• _Given information_
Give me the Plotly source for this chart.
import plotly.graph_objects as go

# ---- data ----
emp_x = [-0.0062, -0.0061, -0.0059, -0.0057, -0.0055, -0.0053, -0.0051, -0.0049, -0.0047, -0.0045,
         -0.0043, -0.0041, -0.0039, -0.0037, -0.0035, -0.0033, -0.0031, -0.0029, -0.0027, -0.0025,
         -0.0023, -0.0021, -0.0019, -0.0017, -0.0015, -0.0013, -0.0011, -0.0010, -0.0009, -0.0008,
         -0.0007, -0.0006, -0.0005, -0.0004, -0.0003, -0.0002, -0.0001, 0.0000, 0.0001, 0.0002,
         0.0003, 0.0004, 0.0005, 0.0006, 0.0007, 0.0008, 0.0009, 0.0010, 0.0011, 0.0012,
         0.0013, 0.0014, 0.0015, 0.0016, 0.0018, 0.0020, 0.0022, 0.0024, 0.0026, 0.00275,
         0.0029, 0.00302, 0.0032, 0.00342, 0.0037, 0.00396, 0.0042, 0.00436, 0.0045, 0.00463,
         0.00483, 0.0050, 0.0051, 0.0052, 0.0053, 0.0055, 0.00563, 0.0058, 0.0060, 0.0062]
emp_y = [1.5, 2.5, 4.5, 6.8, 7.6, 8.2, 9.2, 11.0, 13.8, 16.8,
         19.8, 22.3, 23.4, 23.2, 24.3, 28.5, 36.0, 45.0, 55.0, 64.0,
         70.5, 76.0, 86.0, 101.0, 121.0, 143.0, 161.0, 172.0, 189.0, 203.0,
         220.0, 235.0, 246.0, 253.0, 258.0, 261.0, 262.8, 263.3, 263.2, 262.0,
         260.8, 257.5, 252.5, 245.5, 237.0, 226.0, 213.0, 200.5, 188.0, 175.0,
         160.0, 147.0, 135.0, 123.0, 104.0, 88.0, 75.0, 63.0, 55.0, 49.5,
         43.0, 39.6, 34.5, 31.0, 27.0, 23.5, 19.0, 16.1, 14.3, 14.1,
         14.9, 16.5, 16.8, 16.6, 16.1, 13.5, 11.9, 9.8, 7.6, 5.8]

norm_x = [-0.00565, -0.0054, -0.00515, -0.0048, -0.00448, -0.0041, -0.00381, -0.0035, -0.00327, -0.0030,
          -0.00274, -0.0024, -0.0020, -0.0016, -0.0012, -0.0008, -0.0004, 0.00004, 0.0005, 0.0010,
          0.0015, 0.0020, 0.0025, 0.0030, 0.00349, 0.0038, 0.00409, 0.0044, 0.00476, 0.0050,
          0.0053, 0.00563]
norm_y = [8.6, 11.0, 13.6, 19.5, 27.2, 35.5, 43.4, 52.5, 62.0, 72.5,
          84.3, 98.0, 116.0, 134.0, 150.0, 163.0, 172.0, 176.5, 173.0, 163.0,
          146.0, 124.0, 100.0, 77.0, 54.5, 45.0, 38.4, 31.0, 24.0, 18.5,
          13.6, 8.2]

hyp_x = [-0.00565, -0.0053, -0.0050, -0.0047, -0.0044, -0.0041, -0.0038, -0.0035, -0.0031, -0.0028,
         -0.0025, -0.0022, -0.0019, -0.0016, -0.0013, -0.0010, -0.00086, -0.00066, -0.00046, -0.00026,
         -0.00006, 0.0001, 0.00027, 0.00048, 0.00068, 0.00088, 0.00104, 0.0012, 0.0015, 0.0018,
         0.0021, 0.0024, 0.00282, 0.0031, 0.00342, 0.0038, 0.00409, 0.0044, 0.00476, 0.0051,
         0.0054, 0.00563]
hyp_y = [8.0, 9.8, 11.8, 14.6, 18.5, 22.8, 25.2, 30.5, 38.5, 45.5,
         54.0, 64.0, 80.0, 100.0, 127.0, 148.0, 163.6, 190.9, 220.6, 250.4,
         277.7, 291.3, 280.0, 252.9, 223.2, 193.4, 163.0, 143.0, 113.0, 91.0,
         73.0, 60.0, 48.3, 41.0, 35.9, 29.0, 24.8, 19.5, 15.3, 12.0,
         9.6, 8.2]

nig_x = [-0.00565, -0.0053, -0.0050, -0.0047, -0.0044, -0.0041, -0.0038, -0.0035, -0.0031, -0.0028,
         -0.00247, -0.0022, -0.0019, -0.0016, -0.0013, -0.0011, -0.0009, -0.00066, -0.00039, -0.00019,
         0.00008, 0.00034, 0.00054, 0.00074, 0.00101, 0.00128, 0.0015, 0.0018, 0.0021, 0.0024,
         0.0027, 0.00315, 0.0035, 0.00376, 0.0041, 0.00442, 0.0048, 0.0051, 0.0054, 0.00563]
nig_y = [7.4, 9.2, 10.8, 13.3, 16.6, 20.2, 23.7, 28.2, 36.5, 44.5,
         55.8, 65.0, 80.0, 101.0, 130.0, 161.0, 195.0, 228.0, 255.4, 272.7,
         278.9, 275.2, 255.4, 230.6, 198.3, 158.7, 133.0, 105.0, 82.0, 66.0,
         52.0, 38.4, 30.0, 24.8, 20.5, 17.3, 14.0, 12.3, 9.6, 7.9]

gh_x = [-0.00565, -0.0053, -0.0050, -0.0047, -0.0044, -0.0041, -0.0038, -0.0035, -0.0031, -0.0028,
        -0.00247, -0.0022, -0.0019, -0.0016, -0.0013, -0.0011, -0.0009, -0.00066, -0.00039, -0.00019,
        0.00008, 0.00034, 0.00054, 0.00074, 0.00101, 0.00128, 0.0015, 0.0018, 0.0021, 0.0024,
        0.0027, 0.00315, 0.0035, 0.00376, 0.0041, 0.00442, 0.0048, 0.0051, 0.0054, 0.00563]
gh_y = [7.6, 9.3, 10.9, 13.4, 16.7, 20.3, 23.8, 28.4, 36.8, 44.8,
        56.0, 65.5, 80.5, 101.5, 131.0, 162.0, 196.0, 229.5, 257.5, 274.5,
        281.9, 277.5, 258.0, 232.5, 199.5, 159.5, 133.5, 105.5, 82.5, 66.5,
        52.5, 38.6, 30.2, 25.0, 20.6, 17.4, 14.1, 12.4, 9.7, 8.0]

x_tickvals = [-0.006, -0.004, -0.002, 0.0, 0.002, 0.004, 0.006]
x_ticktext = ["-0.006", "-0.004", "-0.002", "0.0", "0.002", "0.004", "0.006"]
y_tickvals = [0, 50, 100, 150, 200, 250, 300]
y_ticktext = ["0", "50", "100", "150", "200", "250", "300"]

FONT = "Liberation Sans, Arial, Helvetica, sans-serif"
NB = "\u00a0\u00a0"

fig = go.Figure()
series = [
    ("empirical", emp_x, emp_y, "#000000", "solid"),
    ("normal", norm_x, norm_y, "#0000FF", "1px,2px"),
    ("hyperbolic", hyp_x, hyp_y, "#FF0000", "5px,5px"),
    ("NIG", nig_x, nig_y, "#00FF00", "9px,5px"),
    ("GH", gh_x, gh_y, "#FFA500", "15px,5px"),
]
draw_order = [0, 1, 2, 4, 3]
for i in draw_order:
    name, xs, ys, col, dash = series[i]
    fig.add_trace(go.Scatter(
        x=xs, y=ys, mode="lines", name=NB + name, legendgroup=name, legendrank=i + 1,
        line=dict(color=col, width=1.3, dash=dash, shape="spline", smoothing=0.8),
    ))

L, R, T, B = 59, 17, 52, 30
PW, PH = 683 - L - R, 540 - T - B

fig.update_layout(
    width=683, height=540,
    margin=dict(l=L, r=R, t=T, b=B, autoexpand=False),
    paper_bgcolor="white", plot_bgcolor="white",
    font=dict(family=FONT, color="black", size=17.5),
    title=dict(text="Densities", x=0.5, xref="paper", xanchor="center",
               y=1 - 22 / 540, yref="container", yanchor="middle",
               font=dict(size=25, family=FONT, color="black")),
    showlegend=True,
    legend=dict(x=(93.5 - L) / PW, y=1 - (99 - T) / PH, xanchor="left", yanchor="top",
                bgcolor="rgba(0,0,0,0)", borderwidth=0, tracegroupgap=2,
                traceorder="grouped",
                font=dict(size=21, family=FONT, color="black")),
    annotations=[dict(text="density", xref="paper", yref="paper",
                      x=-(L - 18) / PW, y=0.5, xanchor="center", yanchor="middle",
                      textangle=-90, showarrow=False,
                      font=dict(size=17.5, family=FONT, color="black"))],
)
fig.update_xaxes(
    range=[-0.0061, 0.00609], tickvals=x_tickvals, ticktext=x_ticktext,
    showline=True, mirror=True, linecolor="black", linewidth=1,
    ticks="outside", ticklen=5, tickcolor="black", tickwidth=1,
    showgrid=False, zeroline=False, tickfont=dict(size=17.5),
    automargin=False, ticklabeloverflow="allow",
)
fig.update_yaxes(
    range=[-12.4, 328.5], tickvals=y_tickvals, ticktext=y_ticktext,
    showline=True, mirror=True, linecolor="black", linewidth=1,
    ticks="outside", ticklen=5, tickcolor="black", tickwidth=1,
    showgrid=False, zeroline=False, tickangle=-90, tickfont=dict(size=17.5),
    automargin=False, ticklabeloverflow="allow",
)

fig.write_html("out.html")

• _Objective_
Return exactly the lines from the beginning of the data above through the one containing "import plotly.graph_objects as go", please. Include both end lines and add nothing else.

• _Worked answer_
Give me the Plotly source for this chart.
import plotly.graph_objects as go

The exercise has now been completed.